Le commissaire en charge du commerce, Karel De Gucht, s’est réjoui de ce court laps de temps écoulé entre la fin des travaux du Groupe de travail qu’il coprésidait avec le représentant américain au Commerce, Ron Kirk, et la validation du mandat de négociation. "Cela montre simplement à quel point la Commission est impliquée pour maintenir l’élan actuel", a-t-il dit, selon le communiqué de presse diffusé par la Commission européenne. "Nous pouvons maintenant nous retrousser les manches et nous atteler à la préparation des négociations.
Karel De Gucht espère que la poursuite du processus législatif suivra le même rythme que celui imprimé par la Commission européenne. Le lancement effectif des négociations reste suspendu à la validation du mandat par le Conseil. "J'espère que les Etats membres donneront leur aval très rapidement de manière à ce que les négociations puissent commencer avant l'été", a poursuivi le commissaire.

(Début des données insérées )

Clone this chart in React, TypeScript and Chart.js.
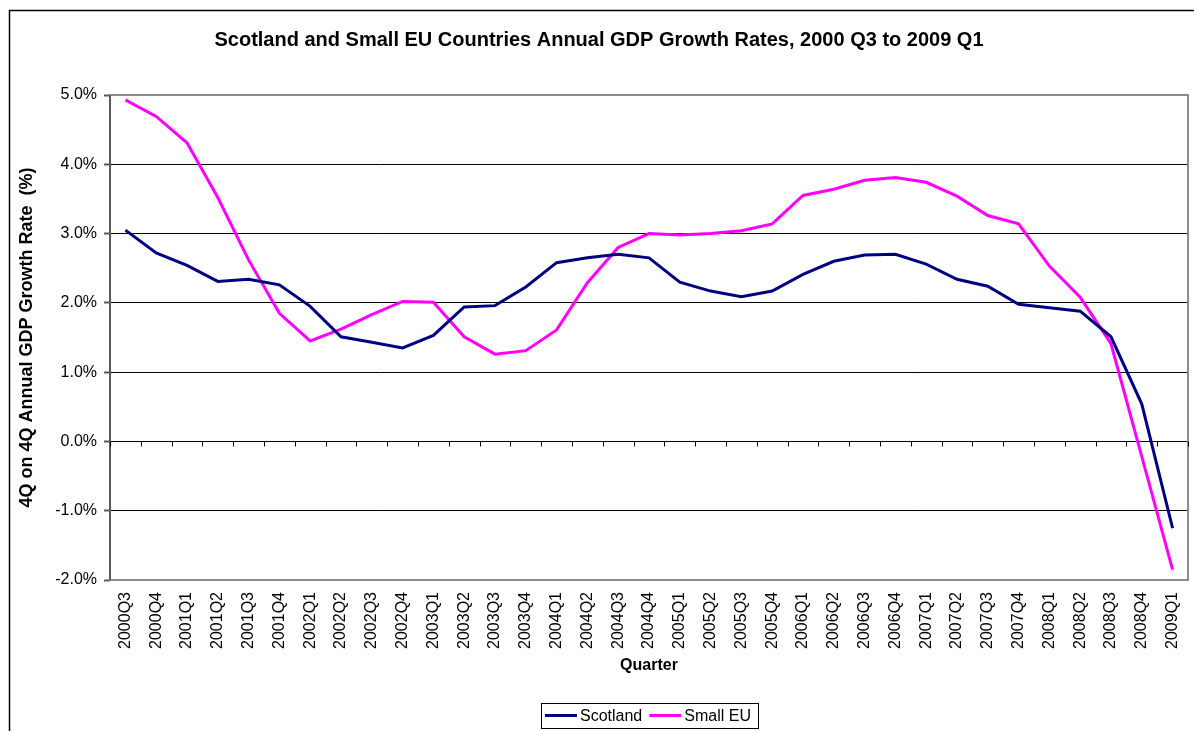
import React, { useEffect, useRef } from "react";
import { Chart, registerables } from "chart.js";

Chart.register(...registerables);

const TITLE = "Scotland and Small EU Countries Annual GDP Growth Rates, 2000 Q3 to 2009 Q1";
const Y_TITLE = "4Q on 4Q Annual GDP Growth Rate  (%)";
const X_TITLE = "Quarter";

const quarters = [
  "2000Q3", "2000Q4",
  "2001Q1", "2001Q2", "2001Q3", "2001Q4",
  "2002Q1", "2002Q2", "2002Q3", "2002Q4",
  "2003Q1", "2003Q2", "2003Q3", "2003Q4",
  "2004Q1", "2004Q2", "2004Q3", "2004Q4",
  "2005Q1", "2005Q2", "2005Q3", "2005Q4",
  "2006Q1", "2006Q2", "2006Q3", "2006Q4",
  "2007Q1", "2007Q2", "2007Q3", "2007Q4",
  "2008Q1", "2008Q2", "2008Q3", "2008Q4",
  "2009Q1",
];

const scotland = [
  3.05, 2.72,
  2.54, 2.31, 2.34, 2.26,
  1.95, 1.51, 1.43, 1.35,
  1.53, 1.94, 1.96, 2.23,
  2.58, 2.65, 2.70, 2.65,
  2.30, 2.17, 2.09, 2.17,
  2.41, 2.60, 2.69, 2.70,
  2.56, 2.34, 2.24, 1.98,
  1.93, 1.88, 1.51, 0.54,
  -1.25,
];

const smallEU = [
  4.93, 4.69,
  4.31, 3.52, 2.62, 1.85,
  1.45, 1.62, 1.83, 2.02,
  2.01, 1.51, 1.26, 1.31,
  1.61, 2.29, 2.80, 3.00,
  2.98, 3.00, 3.04, 3.14,
  3.55, 3.64, 3.77, 3.81,
  3.74, 3.54, 3.26, 3.14,
  2.53, 2.08, 1.41, -0.22,
  -1.85,
];

const Y_MIN = -2;
const Y_MAX = 5;
const Y_STEP = 1;

const FONT = "'Liberation Sans', Arial, sans-serif";

const decorPlugin = {
  id: "decor",
  beforeDraw(chart: any) {
    const { ctx, width, height } = chart;
    ctx.save();
    ctx.fillStyle = "#ffffff";
    ctx.fillRect(0, 0, width, height);
    ctx.strokeStyle = "#000000";
    ctx.lineWidth = 1.5;
    ctx.beginPath();
    ctx.moveTo(9.5, height);
    ctx.lineTo(9.5, 10.5);
    ctx.lineTo(width, 10.5);
    ctx.stroke();
    ctx.restore();
  },
  beforeDatasetsDraw(chart: any) {
    const { ctx, chartArea: a, scales } = chart;
    const xs = scales.x;
    const ys = scales.y;
    ctx.save();
    ctx.strokeStyle = "#8c8c8c";
    ctx.lineWidth = 2;
    ctx.strokeRect(a.left, a.top, a.right - a.left, a.bottom - a.top);
    ctx.strokeStyle = "#5a5a5a";
    ctx.lineWidth = 2;
    ctx.beginPath();
    ctx.moveTo(a.left, a.top);
    ctx.lineTo(a.left, a.bottom);
    ctx.stroke();
    const y0 = Math.round(ys.getPixelForValue(0)) + 0.5;
    ctx.strokeStyle = "#000000";
    ctx.lineWidth = 1;
    ctx.beginPath();
    for (let i = 0; i <= quarters.length; i++) {
      const x = Math.round(xs.getPixelForValue(i - 0.5)) + 0.5;
      ctx.moveTo(x, y0);
      ctx.lineTo(x, y0 + 5);
    }
    ctx.stroke();
    ctx.restore();
  },
  afterDraw(chart: any) {
    // legend centred under the plot area
    const { ctx, chartArea: a } = chart;
    const ds = chart.data.datasets;
    ctx.save();
    ctx.font = `16px ${FONT}`;
    ctx.textBaseline = "middle";
    ctx.textAlign = "left";
    const swatch = 32;
    const gapText = 3;
    const gapItem = 7;
    const padL = 4;
    const padR = 7;
    let total = padL + padR;
    const widths = ds.map((d: any) => ctx.measureText(d.label).width);
    ds.forEach((d: any, i: number) => {
      total += swatch + gapText + widths[i];
      if (i < ds.length - 1) total += gapItem;
    });
    const cx = (a.left + a.right) / 2;
    const left = Math.round(cx - total / 2);
    const top = 703;
    const h = 25;
    const cy = top + h / 2;
    ctx.strokeStyle = "#000000";
    ctx.lineWidth = 1;
    ctx.strokeRect(left + 0.5, top + 0.5, Math.round(total), h);
    let x = left + padL;
    ds.forEach((d: any, i: number) => {
      ctx.strokeStyle = d.borderColor;
      ctx.lineWidth = 3;
      ctx.beginPath();
      ctx.moveTo(x, cy);
      ctx.lineTo(x + swatch, cy);
      ctx.stroke();
      x += swatch + gapText;
      ctx.fillStyle = "#000000";
      ctx.fillText(d.label, x, cy + 1);
      x += widths[i] + gapItem;
    });
    ctx.restore();
  },
};

export default function App() {
  const ref = useRef<HTMLCanvasElement | null>(null);

  useEffect(() => {
    if (!ref.current) return;
    Chart.defaults.font.family = FONT;
    Chart.defaults.color = "#000000";
    const chart = new Chart(ref.current, {
      type: "line",
      data: {
        labels: quarters,
        datasets: [
          {
            label: "Scotland",
            data: scotland,
            borderColor: "#000080",
            backgroundColor: "#000080",
            borderWidth: 3,
            pointRadius: 0,
            tension: 0,
            fill: false,
          },
          {
            label: "Small EU",
            data: smallEU,
            borderColor: "#ff00ff",
            backgroundColor: "#ff00ff",
            borderWidth: 3,
            pointRadius: 0,
            tension: 0,
            fill: false,
          },
        ],
      },
      options: {
        responsive: false,
        animation: false,
        devicePixelRatio: 1,
        layout: { padding: { left: 10, right: 6, top: 0, bottom: 31 } },
        plugins: {
          title: {
            display: true,
            text: TITLE,
            color: "#000000",
            font: { family: FONT, size: 20, weight: "bold" },
            padding: { top: 28, bottom: 43 },
          },
          legend: { display: false },
          tooltip: { enabled: false },
        },
        scales: {
          x: {
            type: "category",
            offset: true,
            grid: { display: false, drawTicks: false },
            border: { display: false },
            ticks: {
              autoSkip: false,
              maxRotation: 90,
              minRotation: 90,
              padding: 12,
              color: "#000000",
              font: { family: FONT, size: 16 },
            },
            title: {
              display: true,
              text: X_TITLE,
              color: "#000000",
              font: { family: FONT, size: 16, weight: "bold" },
              padding: { top: 4, bottom: 25 },
            },
            afterFit(scale: any) {
              scale.height = 120;
              scale.paddingLeft = 0;
              scale.paddingRight = 0;
            },
          },
          y: {
            type: "linear",
            min: Y_MIN,
            max: Y_MAX,
            ticks: {
              stepSize: Y_STEP,
              padding: 7,
              color: "#000000",
              font: { family: FONT, size: 16 },
              callback: (v: any) => Number(v).toFixed(1) + "%",
            },
            grid: {
              color: "#000000",
              lineWidth: 1,
              drawTicks: true,
              tickLength: 6,
              tickColor: "#5a5a5a",
              tickWidth: 2,
            },
            border: { display: false },
            title: {
              display: true,
              text: Y_TITLE,
              color: "#000000",
              font: { family: FONT, size: 18, weight: "bold" },
              padding: { top: 6, bottom: 0 },
            },
            afterFit(scale: any) {
              scale.width = 100;
              scale.paddingTop = 0;
              scale.paddingBottom = 0;
            },
          },
        },
      },
      plugins: [decorPlugin],
    } as any);
    return () => chart.destroy();
  }, []);

  return (
    <div style={{ position: "fixed", left: 0, top: 0, width: 1194, height: 731, overflow: "hidden", background: "#fff" }}>
      <canvas ref={ref} width={1194} height={731} style={{ display: "block" }} />
    </div>
  );
}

Le sujet sera à l’ordre du jour de la réunion informelle des ministres européens du Commerce à Dublin le 17 et le 18 avril, comme l’a expliqué le ministre irlandais du Commerce, Richard Burton, lequel en assume la présidence. Ce dernier se donne pour ambition d’obtenir un accord du Conseil avant la fin de la présidence irlandaise en juin. "[Cette dernière] a pour priorités la stabilité, la croissance et l’emploi. Un nouvel accord commercial a le potentiel pour créer une réelle stimulation de la croissance et de la création d’emplois, sans que les gouvernements aient besoin de faire de nouvelles dépenses", a-t-il déclaré.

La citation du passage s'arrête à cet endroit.